One more oddly useful detail: since mums are short-day plants, artificial light can interfere with flowering. If a plant is tucked too close to a porch light, driveway light, or all-night security lamp, it may delay blooming. So yes, your mum can, in fact, be photobombed by your house.
What it’s really like to grow heirloom mums in a fall garden
Growing heirloom mums changes the rhythm of the garden in a way that is hard to appreciate until you have lived with them for a season. In spring, they do not look like much. You see fresh shoots pushing up from the base, and honestly, they are easy to overlook while peonies, irises, and roses are busy showing off. Then summer comes, and the plants quietly bulk up. You pinch them back, maybe once, maybe twice, and for a while they just sit there looking respectable but not exactly thrilling.

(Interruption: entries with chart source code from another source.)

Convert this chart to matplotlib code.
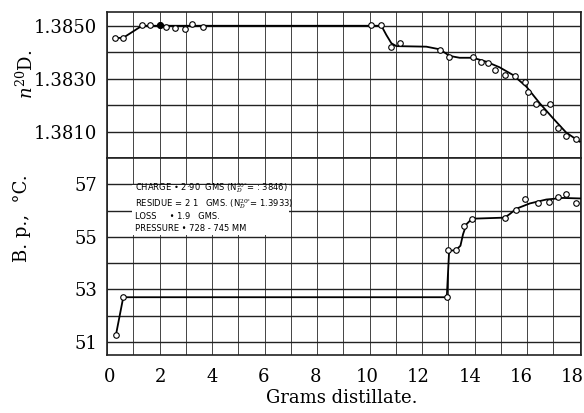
#Fractional distillation: refractive index and boiling point vs grams distillate
import matplotlib
matplotlib.use('Agg')
from matplotlib import pyplot as plt
from matplotlib.patches import Rectangle
from matplotlib.transforms import ScaledTranslation

#Refractive index readings (upper half)
n_grams=[0.30,0.61,1.33,1.64,2.02,2.25,2.59,2.97,3.23,3.65,
         10.05,10.45,10.83,11.15,12.70,13.03,13.92,14.23,14.51,14.79,
         15.14,15.55,15.91,16.03,16.32,16.60,16.86,17.17,17.49,17.87]
n_values=[1.38454,1.38454,1.38503,1.38503,1.38503,1.38496,1.38492,1.38489,1.38508,1.38496,
          1.38503,1.38503,1.38421,1.38434,1.38408,1.38383,1.38383,1.38362,1.38358,1.38333,
          1.38314,1.38310,1.38286,1.38249,1.38205,1.38175,1.38205,1.38113,1.38084,1.38071]
#hand drawn curve through the readings
n_curve_x=[0.30,0.61,1.33,10.45,10.64,10.83,11.02,12.16,12.67,13.05,13.43,13.94,
           14.45,14.95,15.46,15.97,16.48,16.98,17.49,18.0]
n_curve_y=[1.38454,1.38454,1.38500,1.38500,1.38465,1.38434,1.38423,1.38421,1.38411,1.38386,
           1.38379,1.38379,1.38364,1.38343,1.38314,1.38270,1.38207,1.38151,1.38096,1.38062]

#Boiling point readings (lower half)
bp_grams=[0.34,0.62,12.94,13.00,13.28,13.58,13.89,15.14,15.56,15.91,16.40,16.82,17.16,17.47,17.88]
bp_values=[51.26,52.70,52.70,54.51,54.49,55.42,55.68,55.72,56.02,56.43,56.28,56.32,56.51,56.62,56.28]
bp_curve_x=[0.34,0.62,12.94,13.03,13.28,13.46,13.56,13.69,13.90,15.14,15.33,15.59,16.10,16.73,17.36,18.03]
bp_curve_y=[51.26,52.70,52.70,54.47,54.49,54.66,55.10,55.48,55.69,55.73,55.86,56.07,56.27,56.42,56.48,56.46]

notes=["CHARGE \u2022 2\u00b790  GMS (N$_D^{20\u00b0}$= : 3846)",
       "RESIDUE = 2 1   GMS. (N$_D^{20\u00b0}$= 1.3933)",
       "LOSS     \u2022 1.9   GMS.",
       "PRESSURE \u2022 728 - 745 MM"]
note_y=[56.86,56.25,55.77,55.30]

n_ticks=[1.3810,1.3830,1.3850]
n_minor=[1.3800,1.3820,1.3840]
bp_ticks=[51,53,55,57]
bp_minor=[52,54,56]
x_ticks=list(range(0,19,2))
x_minor=list(range(1,18,2))

plt.rcParams['font.family']='DejaVu Serif'
plt.rcParams['mathtext.fontset']='dejavuserif'

fig=plt.figure(figsize=(5.84,4.13), dpi=100)
ax1=fig.add_axes([0.1832,0.6174,0.8116,0.3535])
ax2=fig.add_axes([0.1832,0.1404,0.8116,0.4770])

for ax in (ax1,ax2):
    ax.set_xlim(0,18.05)
    ax.set_xticks(x_ticks)
    ax.set_xticks(x_minor, minor=True)
    ax.grid(True, which='both', axis='x', color='#444444', lw=0.7)
    ax.grid(True, which='both', axis='y', color='#222222', lw=1.0)
    ax.tick_params(which='both', length=0, labelsize=13, pad=7)
    for s in ax.spines.values():
        s.set_linewidth(1.2)
        s.set_color('#222222')

#Top: refractive index
ax1.plot(n_curve_x, n_curve_y, color='black', lw=1.3, zorder=3)
ax1.plot(n_grams, n_values, 'o', ms=4, mfc='white', mec='black', mew=0.8, zorder=4)
ax1.plot([n_grams[4]], [n_values[4]], 'o', ms=4, color='black', zorder=5)
ax1.set_ylim(1.3800,1.38552)
ax1.set_yticks(n_ticks)
ax1.set_yticklabels(['%.4f' % v for v in n_ticks])
ax1.set_yticks(n_minor, minor=True)
ax1.tick_params(axis='x', labelbottom=False)

#Bottom: boiling point
ax2.plot(bp_curve_x, bp_curve_y, color='black', lw=1.3, zorder=3)
ax2.plot(bp_grams, bp_values, 'o', ms=4, mfc='white', mec='black', mew=0.8, zorder=4)
ax2.set_ylim(50.5,58)
ax2.set_yticks(bp_ticks)
ax2.set_yticks(bp_minor, minor=True)
ax2.tick_params(axis='x', pad=9)

#printed x labels drift a little left of their grid lines
fig.canvas.draw()
for lab, xv in zip(ax2.get_xticklabels(), x_ticks):
    shift=(2.5-0.53*xv)/100
    lab.set_transform(lab.get_transform()+ScaledTranslation(shift, 0, fig.dpi_scale_trans))

#notes box blanks out the grid behind it
ax2.add_patch(Rectangle((0.95,55.08), 6.0, 1.88, fc='white', ec='none', zorder=1.8))
for txt, yy in zip(notes, note_y):
    ax2.text(1.07, yy, txt, fontsize=6, family='DejaVu Sans', va='center', ha='left', zorder=3)

fig.text(26/584, 1-74/413, r'$n^{20}$D.', rotation=90, ha='center', va='center', fontsize=13)
fig.text(22/584, 1-218/413, 'B. p.,  \u00b0C.', rotation=90, ha='center', va='center', fontsize=13)
fig.text(342/584, 1-398/413, 'Grams distillate.', ha='center', va='center', fontsize=13)

plt.savefig('out.png', dpi=100)
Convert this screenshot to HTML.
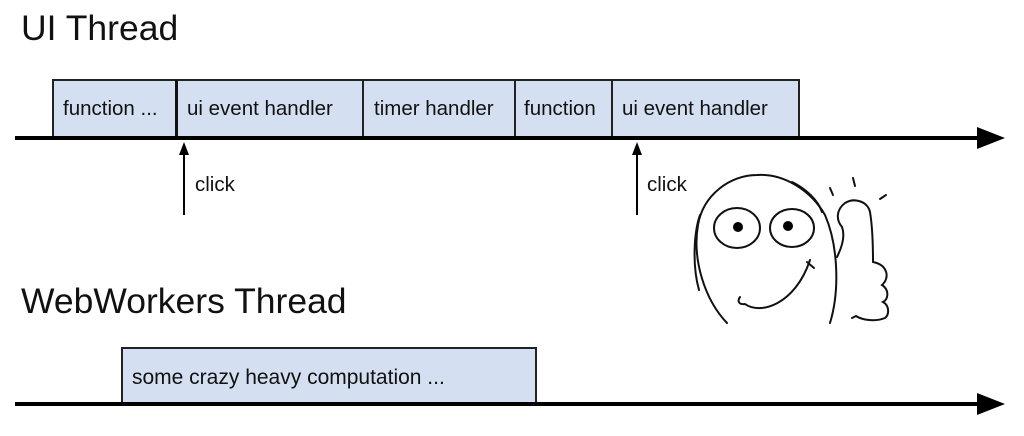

Then September begins to tilt toward October, and the whole story changes. Buds start to color. The air cools. Morning light gets lower and somehow kinder. Suddenly the mums that were behaving like background plants step forward and take control of the border. The open daisy forms begin pulling in bees and late butterflies. Taller stems start weaving through ornamental grasses. Colors deepen by the week. A plant like ‘Mary Stoker’ shifts tones as the flowers age, while ‘Emperor of China’ looks more dramatic every time the temperature drops.
There is also a very specific pleasure in the way heirloom mums soften fall. A lot of autumn gardening can become visually loud fast: bright pumpkins, orange annuals, red maples, yellowing perennials, maybe one scarecrow too many. Heirloom mums bring nuance. Apricot, shell pink, straw yellow, silver, lavender, and wine are more layered than the standard orange mum palette. They make a garden feel curated rather than seasonal by default.
Another wonderful part of the experience is how shareable these plants are. Old-fashioned mums have a pass-along spirit. Once clumps get established, division in spring is easy, and suddenly you are handing pieces to neighbors, trading them with gardening friends, or moving them around your own beds to test new combinations. They become part of the personal history of the garden, not just one more thing bought in a plastic pot on a weekend errand run.
And then there is the emotional side of it. By late fall, many gardeners are already half-looking toward winter, a little tired, maybe not entirely ready to let the growing season go. Heirloom mums stretch that final act. They keep the garden alive longer. They give you a reason to step outside with coffee on a chilly morning and inspect which buds opened overnight. They catch dew, hold frost beautifully, and look surprisingly fresh even when so many other plants are giving up. In that sense, heirloom mums do more than add color. They add time. And in the garden, that is one of the best gifts any plant can give.
Final thoughts
If your fall garden has been relying on the same old dome-shaped mums and a prayer, heirloom chrysanthemums are the upgrade you did not know you needed. They offer real perennial value, richer flower forms, more elegant colors, better pollinator appeal, and a sense of garden history that mass-market mums simply do not have. Some are easy border workhorses. Others are collector-level beauties. Together, they prove that fall color can be sophisticated, generous, and just a little addictive.
Start with one if you must. Start with three if you have good sense. But do not be surprised if next autumn you find yourself reorganizing entire beds so another heirloom mum can move in. Gardens have been known to make people do far stranger things.